Tali Tadmor
Two members of the CalArts family – on faculty member, one recent graduate – have been awarded the Six Points Fellowship, which supports artists who create new work that explores Jewish ideas and experience.
Tali Tadmor and Yelena Zhelezov are two of only nine recipients in the Los Angeles area for 2011-12. Nine were also named in New York. Recipients receive $40,000 over two years.
Tadmor, a Tel Aviv-born musician who coaches voice students in the Herb Alpert School of Music at California Institute of the Arts in Valencia, received her master’s and doctorate degrees in musical arts from the University of Southern California. She won the fellowship for her project, “Ella Fitzgeraldberg,” a cabaret show exploring the Yiddish swing subculture of the 1930s and ’40s.
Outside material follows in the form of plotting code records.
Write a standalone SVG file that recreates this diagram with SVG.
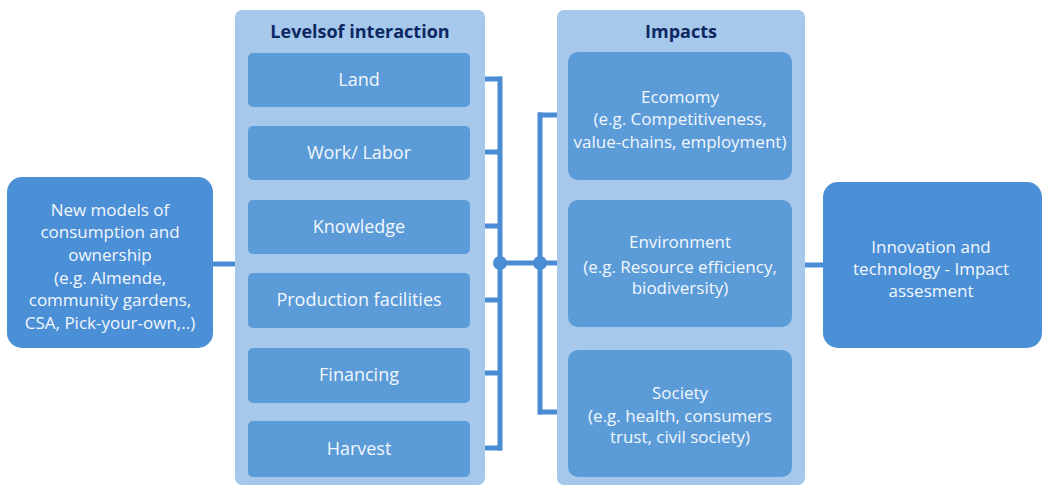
<svg xmlns="http://www.w3.org/2000/svg" width="1044" height="487" viewBox="0 0 1044 487">
<style>
.cont{fill:#a5c8eb;}
.box{fill:#5b9bd8;}
.node{fill:#4b8fd7;}
.t{font-family:"Open Sans","Liberation Sans",sans-serif;font-size:17px;fill:#f2f7fc;text-anchor:middle;}
.tl{font-size:18px;}
.ts{font-size:16px;}
.h{font-family:"Open Sans","Liberation Sans",sans-serif;font-size:18px;font-weight:bold;fill:#0c2762;text-anchor:middle;}
.c{stroke:#4a8dd5;stroke-width:5;fill:none;}
.dot{fill:#4a8dd5;}
</style>
<rect width="1044" height="487" fill="#ffffff"/>
<g id="connectors">
<line class="c" x1="212" y1="264" x2="236" y2="264"/>
<line class="c" x1="469" y1="79" x2="502" y2="79"/>
<line class="c" x1="469" y1="152" x2="502" y2="152"/>
<line class="c" x1="469" y1="226" x2="502" y2="226"/>
<line class="c" x1="469" y1="300" x2="502" y2="300"/>
<line class="c" x1="469" y1="373" x2="502" y2="373"/>
<line class="c" x1="469" y1="448" x2="502" y2="448"/>
<line class="c" x1="500" y1="76.5" x2="500" y2="450.5"/>
<line class="c" x1="500" y1="263" x2="569" y2="263"/>
<line class="c" x1="540" y1="112.5" x2="540" y2="414.5"/>
<line class="c" x1="538" y1="115" x2="569" y2="115"/>
<line class="c" x1="538" y1="412" x2="569" y2="412"/>
<line class="c" x1="804" y1="265" x2="824" y2="265"/>
<circle class="dot" cx="500" cy="263" r="7"/>
<circle class="dot" cx="540" cy="263" r="7"/>
</g>
<g id="levels">
<rect class="cont" x="235" y="10" width="250" height="475" rx="7"/>
<text class="h" x="360" y="38">Levelsof interaction</text>
</g>
<g id="land"><rect class="box" x="248" y="53" width="222" height="54" rx="5"/><text class="t tl" x="359" y="86">Land</text></g>
<g id="work"><rect class="box" x="248" y="126" width="222" height="54" rx="5"/><text class="t tl" x="359" y="159">Work/ Labor</text></g>
<g id="knowledge"><rect class="box" x="248" y="200" width="222" height="54" rx="5"/><text class="t tl" x="359" y="233">Knowledge</text></g>
<g id="production"><rect class="box" x="248" y="273" width="222" height="55" rx="5"/><text class="t tl" x="359" y="306">Production facilities</text></g>
<g id="financing"><rect class="box" x="248" y="348" width="222" height="55" rx="5"/><text class="t tl" x="359" y="381">Financing</text></g>
<g id="harvest"><rect class="box" x="248" y="421" width="222" height="56" rx="5"/><text class="t tl" x="359" y="455">Harvest</text></g>
<g id="impacts">
<rect class="cont" x="557" y="10" width="248" height="475" rx="7"/>
<text class="h" x="681" y="38">Impacts</text>
</g>
<g id="economy"><rect class="box" x="568" y="52" width="224" height="128" rx="10"/>
<text class="t" x="680" y="103">Ecomomy</text>
<text class="t" x="680" y="125">(e.g. Competitiveness,</text>
<text class="t" x="680" y="148">value-chains, employment)</text></g>
<g id="environment"><rect class="box" x="568" y="200" width="224" height="127" rx="10"/>
<text class="t" x="680" y="248">Environment</text>
<text class="t" x="680" y="273">(e.g. Resource efficiency,</text>
<text class="t" x="680" y="294">biodiversity)</text></g>
<g id="society"><rect class="box" x="568" y="350" width="224" height="127" rx="10"/>
<text class="t" x="680" y="399">Society</text>
<text class="t" x="680" y="422">(e.g. health, consumers</text>
<text class="t" x="680" y="443">trust, civil society)</text></g>
<g id="newmodels"><rect class="node" x="7" y="177" width="206" height="171" rx="15"/>
<text class="t" x="110" y="216">New models of</text>
<text class="t" x="110" y="238">consumption and</text>
<text class="t" x="110" y="261">ownership</text>
<text class="t" x="110" y="284">(e.g. Almende,</text>
<text class="t" x="110" y="306">community gardens,</text>
<text class="t" x="110" y="329">CSA, Pick-your-own,..)</text></g>
<g id="innovation"><rect class="node" x="823" y="182" width="219" height="166" rx="15"/>
<text class="t" x="931" y="253">Innovation and</text>
<text class="t" x="931" y="275">technology - Impact</text>
<text class="t" x="931" y="297">assesment</text></g>
</svg>
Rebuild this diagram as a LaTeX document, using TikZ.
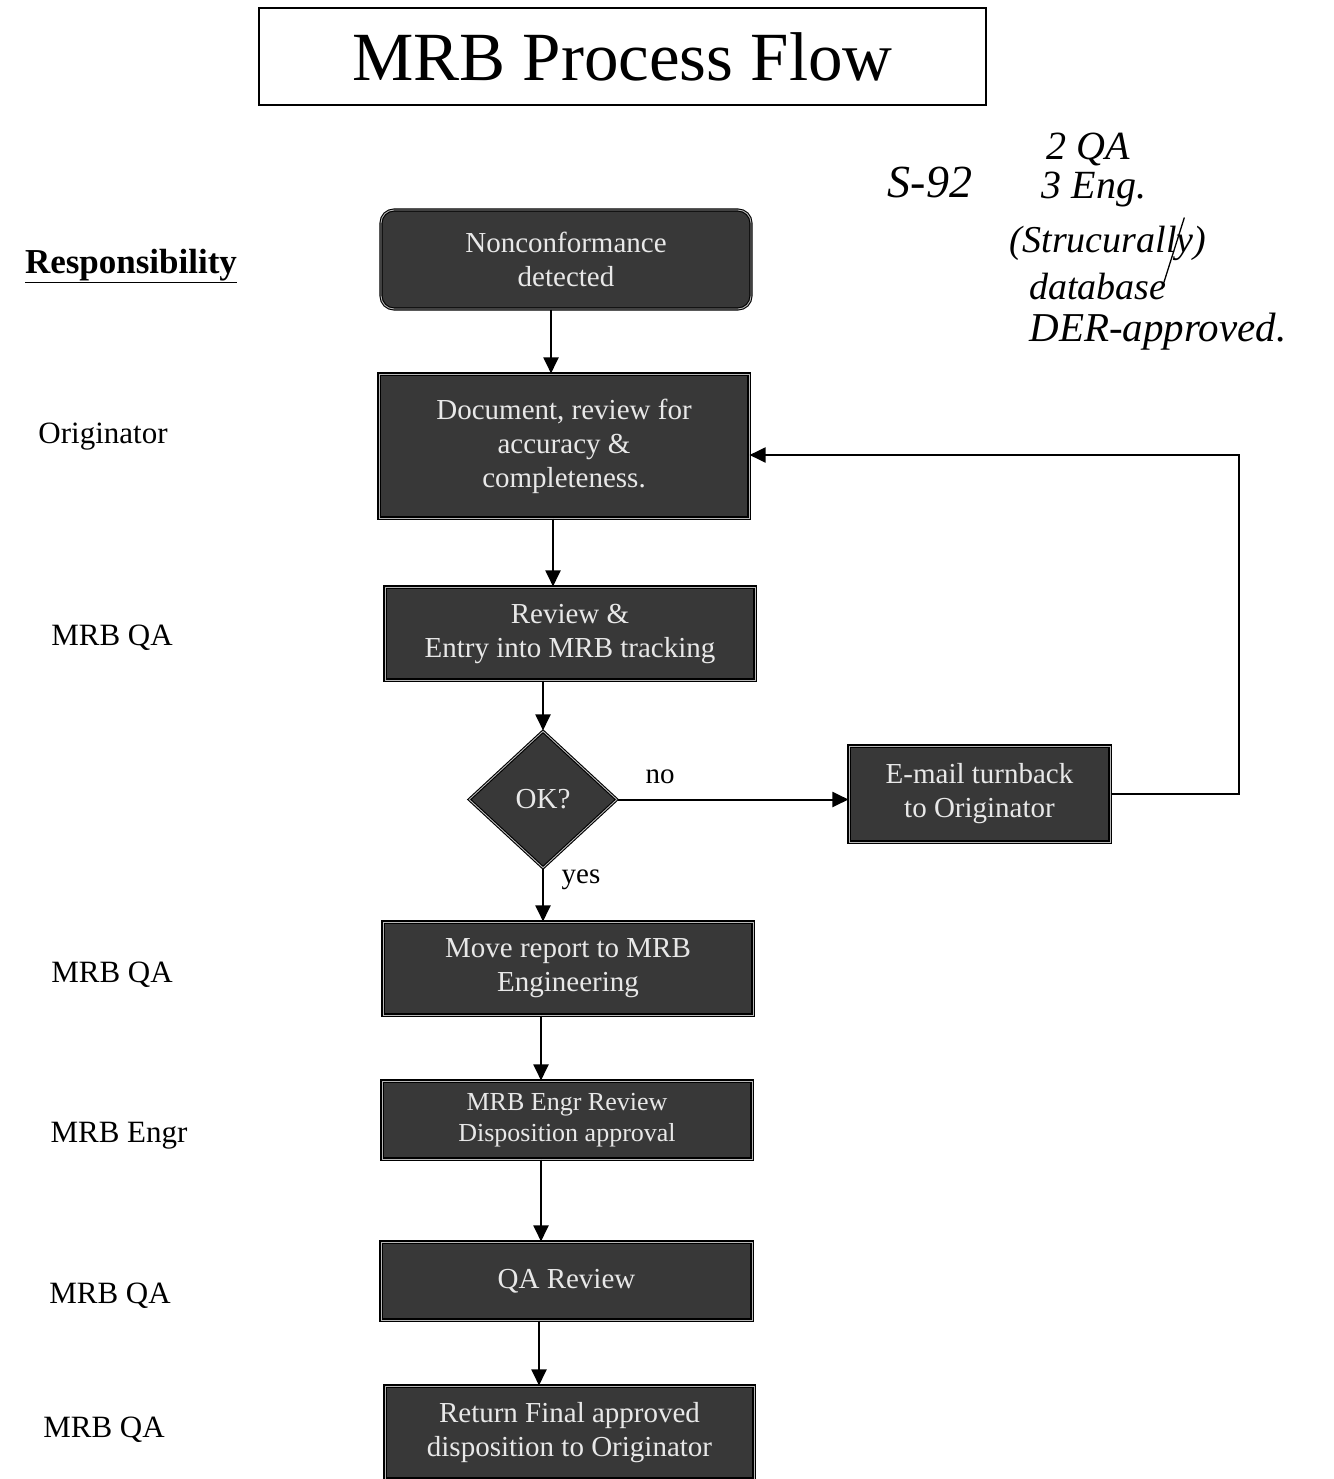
\documentclass[tikz,border=0pt]{standalone}
\usepackage{fontspec}
\setmainfont{Liberation Serif}
\usetikzlibrary{shapes.geometric,arrows.meta}
\definecolor{boxfill}{HTML}{383838}
\definecolor{boxtext}{HTML}{E8E8E8}
\begin{document}
\begin{tikzpicture}[x=1pt,y=-1pt,
  box/.style={draw=black, line width=1.1pt, double=gray!55, double distance=0.9pt, fill=boxfill, text=boxtext, align=center, inner sep=0pt, font=\fontsize{29}{34}\selectfont},
  arr/.style={line width=2pt, -{Triangle[length=16pt,width=15pt]}},
  resp/.style={font=\fontsize{31}{36}\selectfont, inner sep=0pt},
  lbl/.style={font=\fontsize{29}{34}\selectfont, inner sep=0pt},
  hand/.style={font=\fontsize{38}{40}\selectfont\itshape, inner sep=0pt}
]
\useasboundingbox (0,0) rectangle (1333,1479);
\fill[white] (0,0) rectangle (1333,1479);

% title
\node[draw=black, line width=1.3pt, minimum width=727pt, minimum height=97pt, inner sep=0pt,
      font=\fontsize{69}{70}\selectfont] (title) at (622.5,56.5) {MRB Process Flow};

% responsibility column
\node[font=\fontsize{35}{40}\selectfont\bfseries, inner sep=0pt] (resph) at (131,266) {\underline{Responsibility}};
\node[resp] (r1) at (103,437) {Originator};
\node[resp] (r2) at (112,638) {MRB QA};
\node[resp] (r3) at (112,975) {MRB QA};
\node[resp] (r4) at (119,1136) {MRB Engr};
\node[resp] (r5) at (110,1296) {MRB QA};
\node[resp] (r6) at (104,1430) {MRB QA};

% process boxes
\node[box, rounded corners=13pt, minimum width=370pt, minimum height=99pt] (b1) at (566,259.5) {Nonconformance\\detected};
\node[box, minimum width=370pt, minimum height=144pt] (b2) at (564,446) {Document, review for\\accuracy \&\\completeness.};
\node[box, minimum width=370pt, minimum height=93pt] (b3) at (570,633.5) {Review \&\\Entry into MRB tracking};
\node[box, shape=diamond, aspect=1.08, minimum width=148pt, minimum height=137pt] (d) at (543,799.5) {OK?};
\node[box, minimum width=261pt, minimum height=96pt] (e) at (979.5,794) {E-mail turnback\\to Originator};
\node[box, minimum width=370pt, minimum height=93pt] (mv) at (568,968.5) {Move report to MRB\\Engineering};
\node[box, minimum width=370pt, minimum height=78pt, font=\fontsize{26}{31}\selectfont] (en) at (567,1120) {MRB Engr Review\\Disposition approval};
\node[box, minimum width=371pt, minimum height=78pt] (qa) at (566.5,1281) {QA Review};
\node[box, minimum width=369pt, minimum height=93pt] (rt) at (569.5,1432.5) {Return Final approved\\disposition to Originator};

% connectors
\draw[arr] ([xshift=-15pt]b1.south) -- ([xshift=-15pt]b1.south |- b2.north);
\draw[arr] ([xshift=-11pt]b2.south) -- ([xshift=-11pt]b2.south |- b3.north);
\draw[arr] (d.north |- b3.south) -- (d.north);
\draw[arr] (d.east) -- (d.east -| e.west);
\node[lbl] (no) at (660,777) {no};
\draw[arr] (d.south) -- (d.south |- mv.north);
\node[lbl] (yes) at (581,880) {yes};
\coordinate (fb) at (1239,795);
\coordinate (b2r) at ([yshift=-9pt]b2.east);
\draw[arr] (e.east) -- (e.east -| fb) -- (fb |- b2r) -- (b2r);
\draw[arr] ([xshift=-27pt]mv.south) -- ([xshift=-27pt]mv.south |- en.north);
\draw[arr] ([xshift=-26pt]en.south) -- ([xshift=-26pt]en.south |- qa.north);
\draw[arr] ([xshift=-27.5pt]qa.south) -- ([xshift=-27.5pt]qa.south |- rt.north);

% handwritten note
\node[hand, font=\fontsize{46}{48}\selectfont\itshape] (h0) at (930,182) {S-92};
\node[hand, font=\fontsize{40}{42}\selectfont\itshape] (h1) at (1088,150) {2 QA};
\node[hand, font=\fontsize{40}{42}\selectfont\itshape] (h2) at (1094,190) {3 Eng.};
\node[hand] (h3) at (1108,243) {(Strucurally)};
\node[hand] (h4) at (1098,287) {database};
\node[hand, font=\fontsize{41}{43}\selectfont\itshape] (h5) at (1158,332) {DER-approved.};
\draw[line width=1.3pt] (h3.north east) ++(-22pt,8pt) coordinate (s1) -- ([xshift=-5pt,yshift=-2pt]h4.east);
\end{tikzpicture}
\end{document}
The show draws its name from singer Ella Fitzgerald, who “recorded the greatest Yiddish swing hit of all time, ‘Bai Mir Bist Du Sheyn,’” Tadmor writes. The show is told from a flashback perspective: “An actress threads a story through original songs performed by a Yiddish big band ensemble. Recounting the woman’s glamorous days of old, the show examines some of the dilemmas inherent in one of the 20th century’s more interesting eras in Jewish life: the cultural assimilation of pre- and post-war American Jewry.”
Yelena Zhelezov
Khelezov was born in Polotsk, Belarus, and earned her master’s in fine arts degree in puppetry and integrated media from CalArts. The Belarusian-Israeli artist’s work investigates the body in space and time through installation, video, and puppetry/object performance. Currently serving as an arts commissioner for the city West Hollywood, she teaches children to paint and produces music videos.
Zhelezov received the fellowship for “PED XING,” which is “a series of participatory explorations of pedestrian Los Angeles, as walked by immigrants from the former Soviet Union.” Inspired by “the migratory nature of Jewish people, and by the pedestrian lifestyle of the Jewish seniors of Los Angeles,” the project explores the aftermath of the post-Soviet Jewish migratory experience.
Jointly conceived and administered by Avoda Arts, the Foundation for Jewish Culture and JDub, the Six Points Fellowship was created in 2006 “in response to a realization within the Jewish community that culture is becoming a powerful connector in the lives of young Jewish adults and the primary mechanism for creating a common language and furthering identity.”
Fellows were selected by juries of curators, programmers, arts professionals, academics and artists from New York City and elsewhere who selected projects that “reflect or embody a thoughtful engagement with Jewish history, values, and issues and that resonate with a broad range of audiences.”